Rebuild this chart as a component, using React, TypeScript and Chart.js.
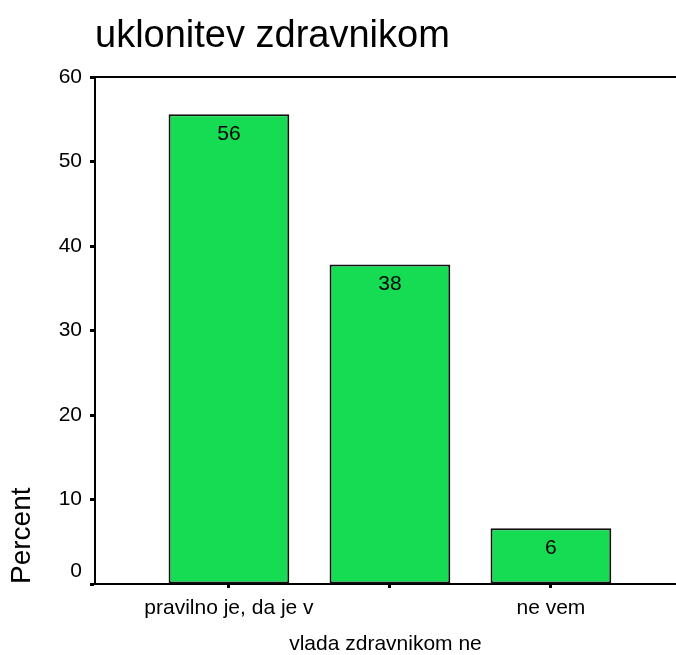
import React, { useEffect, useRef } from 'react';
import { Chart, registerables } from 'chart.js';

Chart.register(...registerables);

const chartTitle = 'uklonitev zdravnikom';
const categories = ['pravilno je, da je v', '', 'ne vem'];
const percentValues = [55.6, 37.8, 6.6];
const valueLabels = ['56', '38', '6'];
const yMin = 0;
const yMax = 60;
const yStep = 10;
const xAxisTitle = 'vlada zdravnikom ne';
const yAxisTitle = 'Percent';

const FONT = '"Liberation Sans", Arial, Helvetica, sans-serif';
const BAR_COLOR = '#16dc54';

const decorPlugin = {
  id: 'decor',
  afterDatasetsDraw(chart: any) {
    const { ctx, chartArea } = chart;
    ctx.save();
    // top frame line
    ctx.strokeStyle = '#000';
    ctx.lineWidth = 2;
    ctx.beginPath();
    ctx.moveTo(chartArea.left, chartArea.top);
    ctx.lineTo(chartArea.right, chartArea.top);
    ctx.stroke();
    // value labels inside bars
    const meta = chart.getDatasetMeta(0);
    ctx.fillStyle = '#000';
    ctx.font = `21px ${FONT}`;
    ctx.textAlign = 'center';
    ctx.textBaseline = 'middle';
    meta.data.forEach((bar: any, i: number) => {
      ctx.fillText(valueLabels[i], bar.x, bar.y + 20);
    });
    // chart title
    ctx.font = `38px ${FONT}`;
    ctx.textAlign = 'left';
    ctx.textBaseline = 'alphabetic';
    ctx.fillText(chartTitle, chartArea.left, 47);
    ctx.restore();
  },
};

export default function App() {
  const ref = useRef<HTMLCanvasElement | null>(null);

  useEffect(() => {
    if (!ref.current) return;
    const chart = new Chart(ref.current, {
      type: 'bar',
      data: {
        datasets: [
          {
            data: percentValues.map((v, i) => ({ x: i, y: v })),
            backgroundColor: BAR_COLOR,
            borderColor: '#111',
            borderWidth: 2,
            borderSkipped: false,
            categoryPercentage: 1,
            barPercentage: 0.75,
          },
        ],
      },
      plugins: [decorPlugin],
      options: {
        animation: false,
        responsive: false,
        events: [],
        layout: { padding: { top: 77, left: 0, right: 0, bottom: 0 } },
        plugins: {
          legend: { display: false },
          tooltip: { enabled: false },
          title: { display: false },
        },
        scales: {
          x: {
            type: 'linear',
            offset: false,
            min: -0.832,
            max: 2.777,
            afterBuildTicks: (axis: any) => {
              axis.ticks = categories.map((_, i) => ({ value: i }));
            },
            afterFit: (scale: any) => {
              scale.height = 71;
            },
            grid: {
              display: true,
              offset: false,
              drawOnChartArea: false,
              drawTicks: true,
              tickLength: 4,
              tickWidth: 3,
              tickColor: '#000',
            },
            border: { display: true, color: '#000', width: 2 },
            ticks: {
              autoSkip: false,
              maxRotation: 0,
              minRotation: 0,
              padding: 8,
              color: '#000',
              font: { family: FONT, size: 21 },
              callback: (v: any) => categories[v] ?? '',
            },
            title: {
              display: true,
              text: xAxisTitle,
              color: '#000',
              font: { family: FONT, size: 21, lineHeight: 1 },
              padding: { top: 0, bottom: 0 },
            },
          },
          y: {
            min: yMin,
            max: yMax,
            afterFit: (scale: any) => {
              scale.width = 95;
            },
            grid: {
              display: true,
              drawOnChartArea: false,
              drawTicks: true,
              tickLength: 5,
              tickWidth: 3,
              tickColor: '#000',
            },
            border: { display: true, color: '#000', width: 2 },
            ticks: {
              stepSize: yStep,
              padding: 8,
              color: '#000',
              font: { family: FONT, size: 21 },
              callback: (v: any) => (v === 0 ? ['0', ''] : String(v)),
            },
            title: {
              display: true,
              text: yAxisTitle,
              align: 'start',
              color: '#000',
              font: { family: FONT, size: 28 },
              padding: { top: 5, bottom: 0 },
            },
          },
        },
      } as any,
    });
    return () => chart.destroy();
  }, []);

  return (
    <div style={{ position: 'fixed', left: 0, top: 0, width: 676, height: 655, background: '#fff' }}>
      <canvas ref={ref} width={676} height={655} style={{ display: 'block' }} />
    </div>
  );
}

****

Exercise description – Copy nothing but the lines from the first one in the listing through the line with "const BAR_COLOR = '#16dc54';", and omit the pictures.

Full answer –
Rebuild this chart as a component, using React, TypeScript and Chart.js.
import React, { useEffect, useRef } from 'react';
import { Chart, registerables } from 'chart.js';

Chart.register(...registerables);

const chartTitle = 'uklonitev zdravnikom';
const categories = ['pravilno je, da je v', '', 'ne vem'];
const percentValues = [55.6, 37.8, 6.6];
const valueLabels = ['56', '38', '6'];
const yMin = 0;
const yMax = 60;
const yStep = 10;
const xAxisTitle = 'vlada zdravnikom ne';
const yAxisTitle = 'Percent';

const FONT = '"Liberation Sans", Arial, Helvetica, sans-serif';
const BAR_COLOR = '#16dc54';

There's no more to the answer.